‘When I asked the bank,’ said my husband, ‘they were no help at all.’ My attention was distracted from his Kafkaesque predicament, which is both typical and too complicated to explain. Instead I was pondering the reference to the bank as they.
This is well established in British English. The bank, Sainsbury’s or England (the cricket team) can be they, or equally correctly, it. Just be consistent. But my husband’s ramblings had reminded me that David Willetts, when talking on the radio about adult education, had said ‘someone in their thirties or forties’. The Willettsian usage has their, a plural personal adjective, referring back to someone, a singular antecedent. I think we are stuck with this, and strict grammarians should stop complaining. There have been two ways to avoid this apparent failure in agreement in number. Either it is adjusted to ‘someone in his thirties’, which seems to specify the sex of the person. Or someone is changed to a plural noun like people. Here, advocates of so-called inclusive language have much to answer for.

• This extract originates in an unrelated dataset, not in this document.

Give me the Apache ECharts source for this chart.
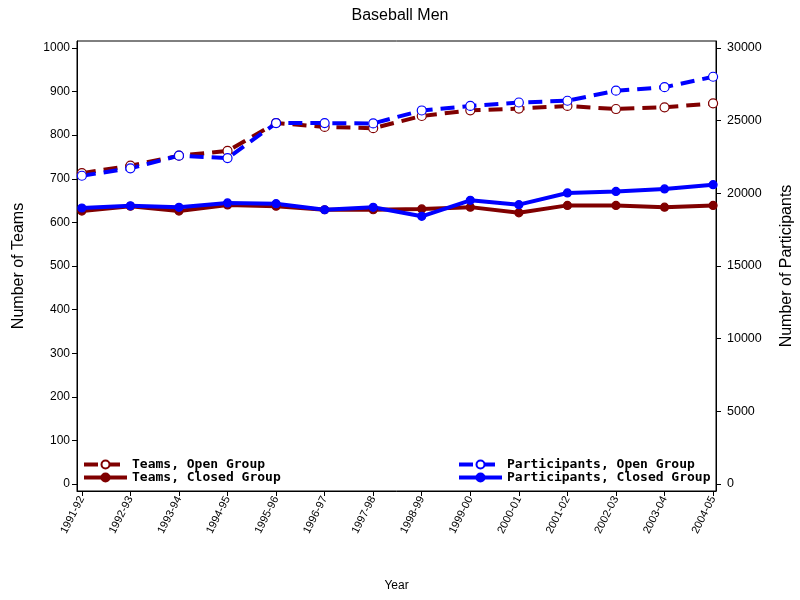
<!DOCTYPE html>
<html><head><meta charset="utf-8">
<script src="https://cdn.jsdelivr.net/npm/echarts@6/dist/echarts.min.js"></script>
<style>html,body{margin:0;padding:0;background:#fff}#c{width:800px;height:600px}</style>
</head><body><div id="c"></div>
<script>
const categories = ['1991-92','1992-93','1993-94','1994-95','1995-96','1996-97','1997-98','1998-99','1999-00','2000-01','2001-02','2002-03','2003-04','2004-05'];
const teamsOpen = [713, 730, 753, 764, 828, 819, 816, 844, 857, 861, 867, 860, 864, 873];
const teamsClosed = [626, 637, 626, 640, 637, 629, 629, 631, 635, 622, 639, 639, 635, 639];
const participantsOpen = [21210, 21720, 22590, 22425, 24830, 24830, 24810, 25700, 26010, 26250, 26370, 27060, 27300, 28020];
const participantsClosed = [18990, 19140, 19040, 19340, 19290, 18870, 19040, 18420, 19520, 19220, 20025, 20130, 20300, 20595];
const teamTicks = [0,100,200,300,400,500,600,700,800,900,1000];
const participantTicks = [0,5000,10000,15000,20000,25000,30000];

const RED = '#800000', BLUE = '#0000ff';
const pairs = arr => arr.map((v, i) => [i, v]);
const chart = echarts.init(document.getElementById('c'), null, {renderer: 'canvas'});
const axisFont = {fontFamily: 'Liberation Sans, Arial, sans-serif', fontSize: 12, color: '#000'};
const dash = [14, 8];
function mk(name, data, color, open, yIndex) {
  return {
    name, type: 'line', yAxisIndex: yIndex, data: pairs(data),
    symbol: 'circle', symbolSize: open ? 9 : 8,
    lineStyle: {color, width: 4, type: open ? dash : 'solid'},
    itemStyle: {color: open ? '#fff' : color, borderColor: color, borderWidth: 1.2},
    emphasis: {disabled: true}, animation: false
  };
}
const legendText = {fontFamily: 'DejaVu Sans Mono, monospace', fontSize: 13, fontWeight: 'bold', color: '#000', lineHeight: 13};
const catIdx = categories.map((c, i) => i);
const legendBase = {orient: 'vertical', top: 458, itemWidth: 43, itemHeight: 10, itemGap: 0, padding: 0, textStyle: legendText, selectedMode: false, lineStyle: {width: 4}};
chart.setOption({
  animation: false,
  title: {text: 'Baseball Men', left: 'center', top: 3, textStyle: {fontFamily: 'Liberation Sans, Arial, sans-serif', fontSize: 16, fontWeight: 'normal', color: '#000'}},
  grid: {left: 77, right: 84, top: 41, bottom: 109, show: true, borderColor: '#000', borderWidth: 1, backgroundColor: 'transparent', containLabel: false, outerBoundsMode: 'none'},
  legend: [
    {...legendBase, data: ['Teams, Open Group', 'Teams, Closed Group'], left: 82},
    {...legendBase, data: ['Participants, Open Group', 'Participants, Closed Group'], left: 457}
  ],
  xAxis: {
    type: 'value', min: -0.1, max: 13.06,
    name: 'Year', nameLocation: 'middle', nameGap: 89, nameTextStyle: axisFont,
    axisLine: {onZero: false, lineStyle: {color: '#000', width: 1}},
    axisTick: {show: true, length: 5, lineStyle: {color: '#000'}, customValues: catIdx},
    axisLabel: {rotate: 63, margin: 6, ...axisFont, fontSize: 11, customValues: catIdx, formatter: v => categories[Math.round(v)]},
    splitLine: {show: false}
  },
  yAxis: [
    {type: 'value', min: -16, max: 1016, position: 'left',
     name: 'Number of Teams', nameLocation: 'middle', nameGap: 50, nameTextStyle: {...axisFont, fontSize: 16},
     axisLine: {show: true, onZero: false, lineStyle: {color: '#000'}},
     axisTick: {show: true, length: 5, lineStyle: {color: '#000'}, customValues: teamTicks},
     axisLabel: {...axisFont, margin: 7, customValues: teamTicks, formatter: v => String(v)},
     splitLine: {show: false}},
    {type: 'value', min: -480, max: 30480, position: 'right',
     name: 'Number of Participants', nameLocation: 'middle', nameGap: 63, nameTextStyle: {...axisFont, fontSize: 16},
     axisLine: {show: true, onZero: false, lineStyle: {color: '#000'}},
     axisTick: {show: true, length: 5, lineStyle: {color: '#000'}, customValues: participantTicks},
     axisLabel: {...axisFont, fontSize: 12.5, margin: 11, customValues: participantTicks, formatter: v => String(v)},
     splitLine: {show: false}}
  ],
  series: [
    mk('Teams, Open Group', teamsOpen, RED, true, 0),
    mk('Teams, Closed Group', teamsClosed, RED, false, 0),
    mk('Participants, Open Group', participantsOpen, BLUE, true, 1),
    mk('Participants, Closed Group', participantsClosed, BLUE, false, 1)
  ]
});
</script></body></html>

Half a century ago they declared, erroneously, that he was a sexist pronoun that couldn’t stand for half the population, even in contexts such as: ‘If anyone has ears to hear let him hear.’
Yet by their insistence the agitators have changed the language. Churchgoers reciting the creed now feel awkward on reaching ‘For us men and for our salvation’, as though God didn’t save women like me. The awkwardness is accentuated by people in some churches dropping the men. In France, awash with grammatical gender divorced from sexual reference, they happily chant ‘Pour nous les hommes’.